On one hand, these privacy concerns are real. Moo-Ryong showed several news headlines that reported privacy issues with Photobucket, Facebook, and Instagram. On the other hand, PSPs provide valuable and useful services to users: a shared photo may be adapted to the various types of devices that see these photos (smart-phones, computers, etc), and perform image quality processing. The only question is: can we protect users' privacy while still performing cloud-side image transformation? The answer: yes, we can. In the remainder of his talk, Moo-Ryong described P3, a privacy-preserving photo encoding algorithm.

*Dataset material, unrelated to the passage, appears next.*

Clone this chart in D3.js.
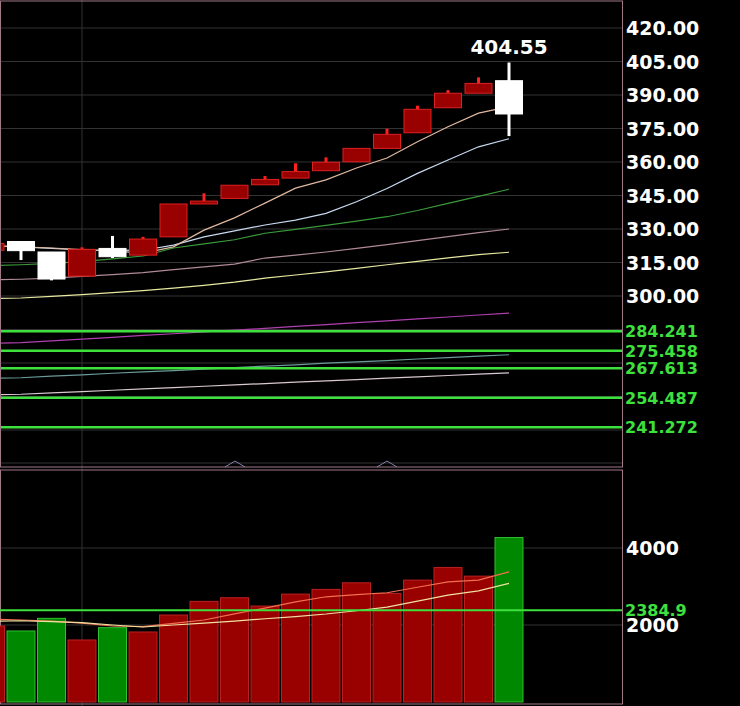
<!DOCTYPE html><html><head><meta charset="utf-8"><script src="https://cdn.jsdelivr.net/npm/d3@7/dist/d3.min.js"></script>
<style>body{margin:0;background:#000}svg{display:block}</style></head><body><svg id="c" width="740" height="706"></svg><script>
const idx=[-1,0,1,2,3,4,5,6,7,8,9,10,11,12,13,14,15,16];
const opens =[320.5,324.4,319.7,308.9,321.3,318.3,326.5,341.2,343.7,349.8,352.8,356.1,360.1,366.1,373.1,384.3,390.8,396.4];
const closes=[323.5,320.3,307.6,320.9,317.6,325.5,341.2,342.5,349.6,352.2,355.7,359.9,366.1,372.4,383.6,390.8,395.2,381.5];
const highs =[324.5,324.5,319.7,321.8,326.9,326.5,341.2,346.0,349.6,353.7,359.4,362.1,366.1,374.9,385.2,392.2,397.9,404.55];
const lows  =[320.5,316.1,307.0,308.9,317.0,318.3,326.5,341.2,343.7,349.8,352.8,356.1,360.1,366.1,373.1,384.3,390.8,371.6];
const ma5 =[322.5,322,321.5,320.8,320.2,319.2,322,329.5,335,341.6,348.3,352,357.3,361.8,369.1,375.8,381.9,384.8];
const ma10=[322.5,322,321.3,320.6,320.4,320.5,322.8,326.5,329.2,331.8,334,337,342.2,348.1,354.9,360.9,366.8,370.4];
const ma20=[313.6,314,314.6,315.4,316.6,317.9,321.5,323.3,325.2,328.1,329.8,331.6,333.5,335.5,338.3,341.5,344.6,347.8];
const ma30=[307.2,307.5,308,308.8,309.6,310.5,311.8,313,314.3,317,318.3,319.7,321.3,323,324.8,326.6,328.4,330];
const ma60=[298.8,299.1,299.8,300.6,301.5,302.4,303.5,304.8,306.2,308,309.4,310.8,312.4,314,315.5,317.1,318.5,319.6];
const ma120=[278.8,279.1,279.9,280.7,281.5,282.4,283.1,283.9,284.7,285.5,286.4,287.2,288.1,288.9,289.8,290.6,291.5,292.3];
const ma250=[263.2,263.4,264.1,264.7,265.4,266,266.6,267.3,267.9,268.6,269.2,269.9,270.5,271.1,271.8,272.4,273.1,273.7];
const ma500=[255.8,256,256.6,257.2,257.8,258.4,259,259.6,260.2,260.8,261.4,262,262.6,263.2,263.8,264.4,265,265.6];
const levels=[284.241,275.458,267.613,254.487,241.272];
const priceTicks=[420,405,390,375,360,345,330,315,300];
const vols=[1974,1845,2173,1611,1930,1819,2259,2614,2708,2492,2803,2925,3096,2821,3166,3495,3269,4272];
const vma5=[2150,2130,2100,2050,1974,1957,2040,2130,2290,2440,2600,2733,2790,2837,2980,3122,3166,3381];
const vma10=[2100,2110,2090,2060,2000,1948,2000,2050,2100,2162,2220,2285,2370,2466,2620,2777,2888,3080];
const volLevel=2384.9;
const volTicks=[4000,2000];

const svg=d3.select("#c");
const x=d3.scaleLinear().domain([0,16]).range([21,509]);
const y=d3.scaleLinear().domain([300,420]).range([296,28]);
const yv=d3.scaleLinear().domain([0,4000]).range([702,548]);
const W=622,cw=27;
// grid
const g=svg.append("g");
g.selectAll(".gp").data(d3.range(240,421,15)).join("line").attr("x1",0).attr("x2",W).attr("y1",d=>y(d)).attr("y2",d=>y(d)).attr("stroke","#333");
g.append("line").attr("x1",0).attr("x2",W).attr("y1",463).attr("y2",463).attr("stroke","#333");
g.selectAll(".gv").data(volTicks).join("line").attr("x1",0).attr("x2",W).attr("y1",d=>yv(d)).attr("y2",d=>yv(d)).attr("stroke","#333");
g.append("line").attr("x1",82).attr("x2",82).attr("y1",0).attr("y2",706).attr("stroke","#333");
// MAs
const line=(arr,ys)=>d3.line().x((d,i)=>x(idx[i])).y(d=>ys(d))(arr);
[[ma500,"#d8c8d0"],[ma250,"#6a9a9a"],[ma120,"#b040b0"],[ma60,"#e8e8a0"],[ma30,"#b08a98"],[ma20,"#3a9a3a"],[ma10,"#c8d8f0"],[ma5,"#e0b8a0"]].forEach(([a,c])=>{
 svg.append("path").attr("d",line(a,y)).attr("fill","none").attr("stroke",c).attr("stroke-width",1.2);});
// levels
svg.selectAll(".lv").data(levels).join("line").attr("x1",0).attr("x2",W).attr("y1",d=>y(d)).attr("y2",d=>y(d)).attr("stroke","#3ee03e").attr("stroke-width",2.5);
svg.selectAll(".lvt").data(levels).join("text").attr("x",625).attr("y",d=>y(d)+6).text(d=>d.toFixed(3)).attr("fill","#3ee03e").attr("font-family","DejaVu Sans").attr("font-weight","bold").attr("font-size",16);
// candles
idx.forEach((k,i)=>{
 const up=closes[i]>=opens[i];const c=up?"#ff2020":"#ffffff";const f=up?"#990000":"#ffffff";
 svg.append("line").attr("x1",x(k)).attr("x2",x(k)).attr("y1",y(highs[i])).attr("y2",y(lows[i])).attr("stroke",c).attr("stroke-width",3);
 const t=y(Math.max(opens[i],closes[i])),b=y(Math.min(opens[i],closes[i]));
 svg.append("rect").attr("x",x(k)-cw/2).attr("y",t).attr("width",cw).attr("height",Math.max(1,b-t)).attr("fill",f).attr("stroke",up?"#dd2020":"#fff");
});
svg.append("text").attr("x",x(16)).attr("y",y(404.55)-9).attr("text-anchor","middle").text("404.55").attr("fill","#fff").attr("font-family","DejaVu Sans").attr("font-weight","bold").attr("font-size",20);
// price axis labels
svg.selectAll(".pt").data(priceTicks).join("text").attr("x",626).attr("y",d=>y(d)+7).text(d=>d.toFixed(2)).attr("fill","#fff").attr("font-family","DejaVu Sans").attr("font-weight","bold").attr("font-size",19);
// triangles
[235,387].forEach(px=>svg.append("path").attr("d",`M${px-10},467L${px},461L${px+10},467`).attr("fill","none").attr("stroke","#8080b0"));
// borders
svg.append("rect").attr("x",0.5).attr("y",1).attr("width",W).attr("height",466).attr("fill","none").attr("stroke","#a07888");
svg.append("rect").attr("x",0.5).attr("y",470).attr("width",W).attr("height",234).attr("fill","none").attr("stroke","#a07888");
// volume
idx.forEach((k,i)=>{const up=closes[i]>=opens[i];
 svg.append("rect").attr("x",x(k)-14).attr("y",yv(vols[i])).attr("width",28).attr("height",yv(0)-yv(vols[i])).attr("fill",up?"#990000":"#008800").attr("stroke",up?"#bb2020":"#30c030");});
svg.append("path").attr("d",line(vma5,yv)).attr("fill","none").attr("stroke","#f07050").attr("stroke-width",1.2);
svg.append("path").attr("d",line(vma10,yv)).attr("fill","none").attr("stroke","#f0e0a0").attr("stroke-width",1.2);
svg.selectAll(".vt").data(volTicks).join("text").attr("x",626).attr("y",d=>yv(d)+7).text(d=>d).attr("fill","#fff").attr("font-family","DejaVu Sans").attr("font-weight","bold").attr("font-size",19);
svg.append("line").attr("x1",0).attr("x2",W).attr("y1",yv(volLevel)).attr("y2",yv(volLevel)).attr("stroke","#3ee03e").attr("stroke-width",2);
svg.append("text").attr("x",625).attr("y",yv(volLevel)+6).text(volLevel).attr("fill","#3ee03e").attr("font-family","DejaVu Sans").attr("font-weight","bold").attr("font-size",16);
</script></body></html>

The algorithm extracts and encrypts a small part of the photo that contains significant visual information (the "secret part"), while preserving the larger part (the "public part"), which contains no significant information, in a standards-compatible format. With P3, PSPs can still provide their services without being required to redesign their systems.

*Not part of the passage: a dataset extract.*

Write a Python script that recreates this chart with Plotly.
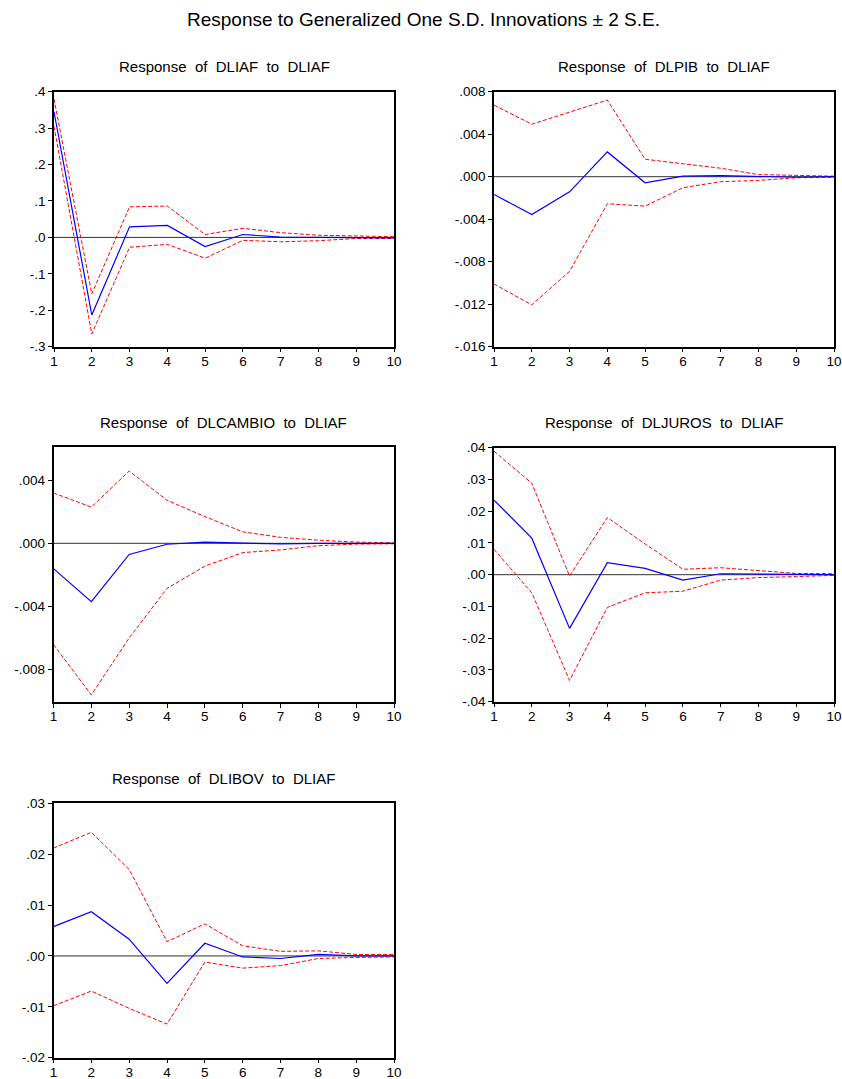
import plotly.graph_objects as go

W, H = 842, 1079
periods = list(range(1, 11))

titles = [
    "Response of DLIAF to DLIAF",
    "Response of DLPIB to DLIAF",
    "Response of DLCAMBIO to DLIAF",
    "Response of DLJUROS to DLIAF",
    "Response of DLIBOV to DLIAF",
]

# DLIAF
liaf_resp = [0.345, -0.213, 0.029, 0.033, -0.025, 0.008, 0.001, 0.0, 0.0, -0.001]
liaf_up = [0.38, -0.155, 0.084, 0.086, 0.008, 0.025, 0.013, 0.006, 0.004, 0.002]
liaf_lo = [0.305, -0.265, -0.027, -0.019, -0.057, -0.008, -0.012, -0.009, -0.003, -0.003]

# DLPIB
pib_resp = [-0.00167, -0.00356, -0.00142, 0.00233, -0.00057, 0.00006, 0.0001, 0.0, -0.00005, 0.0]
pib_up = [0.00674, 0.00494, 0.00608, 0.00721, 0.00164, 0.00123, 0.0008, 0.0002, 0.0001, 0.00005]
pib_lo = [-0.0101, -0.01206, -0.00891, -0.00255, -0.00277, -0.00104, -0.00047, -0.00035, -0.0001, -0.00005]

# DLCAMBIO
cambio_resp = [-0.00161, -0.00371, -0.00071, -0.00006, 0.00008, 0.00004, -0.00004, 0.0, 0.0, 0.0]
cambio_up = [0.0032, 0.0023, 0.00459, 0.00274, 0.0017, 0.00073, 0.00038, 0.0002, 0.00008, 0.00003]
cambio_lo = [-0.00643, -0.00963, -0.00601, -0.00287, -0.00145, -0.00059, -0.00042, -0.00015, -0.00005, -0.00003]

# DLJUROS
juros_resp = [0.0235, 0.0115, -0.0169, 0.0038, 0.002, -0.0017, 0.0003, 0.0002, 0.0, 0.0]
juros_up = [0.0389, 0.0288, -0.0004, 0.018, 0.0097, 0.0017, 0.0022, 0.0013, 0.0004, 0.0003]
juros_lo = [0.008, -0.0057, -0.0333, -0.0103, -0.0057, -0.0052, -0.0017, -0.0009, -0.0006, -0.0002]

# DLIBOV
ibov_resp = [0.00575, 0.0087, 0.0033, -0.0054, 0.0025, -0.0002, -0.0005, 0.0003, 0.0, 0.0]
ibov_up = [0.0212, 0.0243, 0.017, 0.0028, 0.0063, 0.002, 0.0009, 0.001, 0.0003, 0.0003]
ibov_lo = [-0.0098, -0.0069, -0.0103, -0.0134, -0.0012, -0.0024, -0.0019, -0.0005, -0.0003, -0.0002]

# y tick values / labels per panel
yt1 = [0.4, 0.3, 0.2, 0.1, 0.0, -0.1, -0.2, -0.3]
yl1 = [".4", ".3", ".2", ".1", ".0", "-.1", "-.2", "-.3"]
yt2 = [0.008, 0.004, 0.0, -0.004, -0.008, -0.012, -0.016]
yl2 = [".008", ".004", ".000", "-.004", "-.008", "-.012", "-.016"]
yt3 = [0.004, 0.0, -0.004, -0.008]
yl3 = [".004", ".000", "-.004", "-.008"]
yt4 = [0.04, 0.03, 0.02, 0.01, 0.0, -0.01, -0.02, -0.03, -0.04]
yl4 = [".04", ".03", ".02", ".01", ".00", "-.01", "-.02", "-.03", "-.04"]
yt5 = [0.03, 0.02, 0.01, 0.0, -0.01, -0.02]
yl5 = [".03", ".02", ".01", ".00", "-.01", "-.02"]
yranges = [[-0.3, 0.4], [-0.016, 0.008], [-0.0101, 0.0061], [-0.04, 0.04], [-0.02, 0.03]]

panels = [
    (liaf_resp, liaf_up, liaf_lo, yt1, yl1),
    (pib_resp, pib_up, pib_lo, yt2, yl2),
    (cambio_resp, cambio_up, cambio_lo, yt3, yl3),
    (juros_resp, juros_up, juros_lo, yt4, yl4),
    (ibov_resp, ibov_up, ibov_lo, yt5, yl5),
]

# pixel boxes: left, right, top, bottom
boxes = [
    (54, 394, 91.7, 346.7),
    (494, 834, 91.7, 346.7),
    (53.5, 394, 447.3, 702.3),
    (494, 834, 447.7, 701.7),
    (53.5, 394, 803.3, 1057.7),
]

fig = go.Figure()
FONT = "Liberation Sans, Arial, sans-serif"
layout = {}
annotations = []
shapes = []
for i, ((resp, up, lo, tv, tl), (l, r, t, b)) in enumerate(zip(panels, boxes)):
    n = i + 1
    xa = "x" if n == 1 else f"x{n}"
    ya = "y" if n == 1 else f"y{n}"
    for ys, col, dash, w in [(up, "#FF0000", "4px,2px", 1), (lo, "#FF0000", "4px,2px", 1), (resp, "#0000FF", "solid", 1.2)]:
        fig.add_trace(go.Scatter(x=periods, y=ys, mode="lines", xaxis=xa, yaxis=ya,
                                 line=dict(color=col, dash=dash, width=w), showlegend=False,
                                 hoverinfo="skip"))
    xkey = "xaxis" if n == 1 else f"xaxis{n}"
    ykey = "yaxis" if n == 1 else f"yaxis{n}"
    layout[xkey] = dict(domain=[l / W, r / W], anchor=ya, range=[1, 10], tickvals=periods,
                        ticktext=[str(p) for p in periods], ticks="outside", ticklen=4,
                        tickwidth=1, tickcolor="black", showline=True, linecolor="black",
                        linewidth=1.5, mirror=True, showgrid=False, zeroline=False,
                        automargin=False, ticklabelstandoff=-3,
                        tickfont=dict(family=FONT, size=13.5, color="black"), fixedrange=True)
    layout[ykey] = dict(domain=[1 - b / H, 1 - t / H], anchor=xa, range=yranges[i], tickvals=tv,
                        ticktext=tl, ticks="outside", ticklen=4, tickwidth=1, tickcolor="black",
                        showline=True, linecolor="black", linewidth=1.5, mirror=True,
                        showgrid=False, zeroline=False, automargin=False,
                        tickfont=dict(family=FONT, size=13.5, color="black"), fixedrange=True)
    shapes.append(dict(type="line", xref=f"{xa} domain", yref=ya, x0=0, x1=1, y0=0, y1=0,
                       line=dict(color="#333333", width=1), layer="below"))
    annotations.append(dict(text=titles[i].replace(" ", " \u00a0"), x=(l + r) / 2 / W, y=1 - (t - 25) / H,
                            xref="paper", yref="paper", showarrow=False,
                            xanchor="center", yanchor="middle",
                            font=dict(family=FONT, size=15, color="black")))

annotations.append(dict(text="Response to Generalized One S.D. Innovations \u00b1 2 S.E.",
                        x=423 / W, y=1 - 20 / H, xref="paper", yref="paper", showarrow=False,
                        xanchor="center", yanchor="middle",
                        font=dict(family=FONT, size=19, color="black")))

fig.update_layout(width=W, height=H, margin=dict(l=0, r=0, t=0, b=0, autoexpand=False),
                  paper_bgcolor="white", plot_bgcolor="white",
                  annotations=annotations, shapes=shapes, **layout)

fig.write_html("out.html", config={"displayModeBar": False},
               post_script=("document.documentElement.style.margin='0';"
                            "document.documentElement.style.overflow='hidden';"
                            "document.body.style.margin='0';document.body.style.padding='0';"
                            "document.body.style.overflow='hidden';"))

P3 concentrates on JPEG images, and exploits the fact that DCT (Discrete Cosine Transform) coefficients of natural images are sparse, with a few coefficients holding most of the useful information. To extract the "secret part", P3 encodes the most significant bits of the most important coefficients; the remaining coefficients (and the least significant bits of the most important ones) form the "public part". There is a challenge, however: how to reconstruct the original image out of the secret and public parts? If the public part has not been modified, a straightforward series of linear operations can reconstruct the image. In case it has been modified, the PSP must also send the linear operator used for processing it. Along the talk, Moo-Ryong discussed the (easy-to-deploy) architecture of P3, provided evidences regarding its privacy-preserving aspect (through a set of examples and evaluation experiments), and showed that it causes minimal storage overhead (in the worst case, the image file-size increased at most 20%). Regarding the privacy-preserving aspect, Moo-Ryong showed that P3 virtually broke face recognition algorithms: the number of successful face recognitions in the public part was decreased significantly.

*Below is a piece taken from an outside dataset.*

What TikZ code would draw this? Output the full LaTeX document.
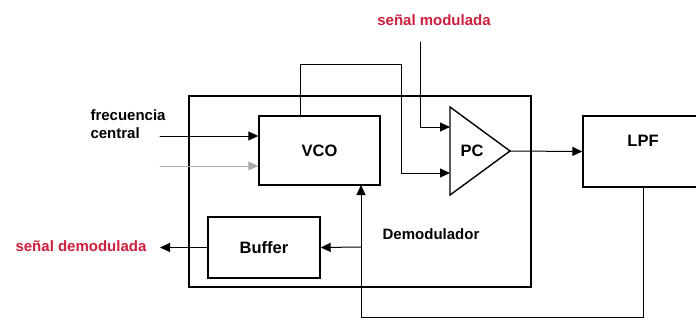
\documentclass[tikz,border=0pt]{standalone}
\usepackage{fontspec}
\setmainfont{Liberation Sans}
\usetikzlibrary{arrows.meta}
\usepackage{xcolor}
\definecolor{senalrojo}{RGB}{205,30,60}

\begin{document}
\begin{tikzpicture}[x=1pt,y=-1pt,>={Triangle[length=10pt,width=9pt]},font=\bfseries\fontsize{15}{18}\selectfont,line cap=round]
\tikzset{bloque/.style={draw,line width=1.4pt,inner sep=0pt},
  etiq/.style={font=\bfseries\fontsize{16.5}{18}\selectfont},
  senal/.style={text=senalrojo},
  linea/.style={line width=1pt}}
\useasboundingbox (0,0) rectangle (696,321);
\clip (0,0) rectangle (696,321);
\node[bloque,minimum width=342pt,minimum height=191pt] (demod) at (360,191.5) {};
\node (demodlbl) at (431,234) {Demodulador};
\node[bloque,etiq,minimum width=121pt,minimum height=69pt] (vco) at (319.5,150.5) {VCO};
\node[bloque,etiq,minimum width=112pt,minimum height=61pt] (buffer) at (264,247.5) {Buffer};
\node[bloque,minimum width=120pt,minimum height=71pt] (lpf) at (643,151.5) {};
\node[etiq] (lpflbl) at (643,141) {LPF};
% comparador de fase
\coordinate (pctop) at (450,107);
\coordinate (pcbot) at (450,195);
\coordinate (pcout) at (510,151);
\coordinate (pcinA) at (450,127);
\coordinate (pcinB) at (450,173);
\draw[line width=1.4pt,line join=miter] (pctop) -- (pcout) -- (pcbot) -- cycle;
\node[etiq] (pc) at (472,151) {PC};
% entradas y salidas
\node[senal] (modul) at (434,20) {señal modulada};
\node[senal] (demodul) at (81,246) {señal demodulada};
\node[align=left,anchor=west] (frec) at (87,124) {frecuencia\\central};
\coordinate (modin) at (420,42);
\coordinate (frecin) at (160,136);
\coordinate (grisin) at (160,166);
\coordinate (vcotap) at (300,116);
\coordinate (vcofb) at (361,185);
\coordinate (nodo) at (361,247);
\coordinate (demodout) at (160,247.5);
\draw[linea,->] (modin) |- (pcinA);
\draw[linea,->] (vcotap) |- (401,65) |- (pcinB);
\draw[linea,->] (pcout) -- (lpf.west);
\draw[linea,->] (lpf.south) |- (361,317) -- (vcofb);
\draw[linea,->] (nodo) -- (buffer.east);
\draw[linea,->] (buffer.west) -- (demodout);
\draw[linea,->] (frecin) -- (vco.west |- frecin);
\draw[linea,->,gray!65] (grisin) -- (vco.west |- grisin);
\end{tikzpicture}
\end{document}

Nikita Borisov (University of Illinois at Urbana-Champaign) started the question & answer session by asking if one can obtain the original picture solely with the secret part. Moo-Ryong answered negatively, saying that one needs both parts to obtain the original picture. In a follow up, Nikita posed the situation in which the P2P is fully malicious. Moo-Ryong said that in this particular case P3 is broken. However, it was emphasized that in this case it is a functionality problem rather than a privacy problem -- the P2P will not be able to do anything malicious without the secret part anyway. The session chair (Krishna Gummadi, Max Planck Institute for Software Systems) asked for the high-level intuition as for why the smallest part of the image contained most of the visual information, whereas the larger part of the image contained almost none information. Moo-Ryong replied that this is related to why JPEG works, and revisited the discussion about the process of extracting the secret part from the image. Finally, someone (not identified) asked about the privacy guarantees of P3. Moo-Ryong replied that they are still trying to prove privacy guarantees of P3 using mathematical tools. However, they are unaware of any techniques that could break the algorithm.